A storm came in the evening. For two hours or more, flashes of lightening lit the sky, coming in quick succession like a well-choreographed light show. The rumble of thunder was almost continuous. And the rain came down. Up here in the mountains, one was not beneath the storm but rather in it, at its heart.


This morning, the air and the land feel fresh. The storm has given everything a spring cleaning. And with it, my being also feels cleaned. We are not separate from the environment. What happens on the outside is also resonating within us.


May you also receive such a spring cleaning, especially at this time of the full moon and the equinox!

16/03/2011

This morning the birds are declaring that spring has arrived. They are chirping merrily to each other with a new-found energy for life. Not only the birds feel it, I feel it too. There is something almost tangible in the air; an aliveness, signalling a period of fresh growth, of creation renewing itself. A mystic like myself thrives on such energies. 


Everyone can feel it, the coming of spring. And yet it defies a scientific definition. Any technical definition of spring has to be rigid. For example, we might decide that spring starts on the spring equinox and lasts until the summer solstice. But the equinox is not for a few days yet. Or we might decide that spring starts when the daily temperature exceeds some defined threshold.
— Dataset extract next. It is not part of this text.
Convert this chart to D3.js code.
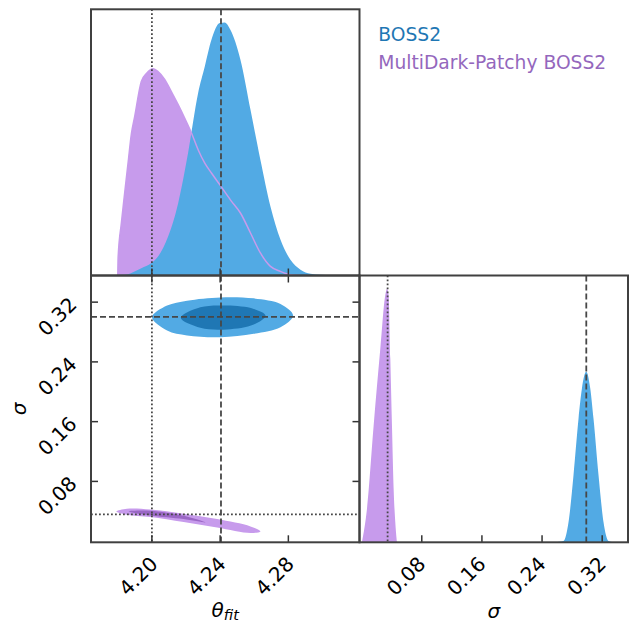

Yet the last few days have been hotter than today. No, in trying to define spring, we miss its essence.


This goes for everything in life: if we try to define it, we arrive at a rigid classification, and we miss the essence. We can feel the essence. We can know it directly, in the moment. But we cannot pin it down with words or definitions.


If you are in the northern hemisphere, I hope you feel it too, the coming of spring. It is in the air!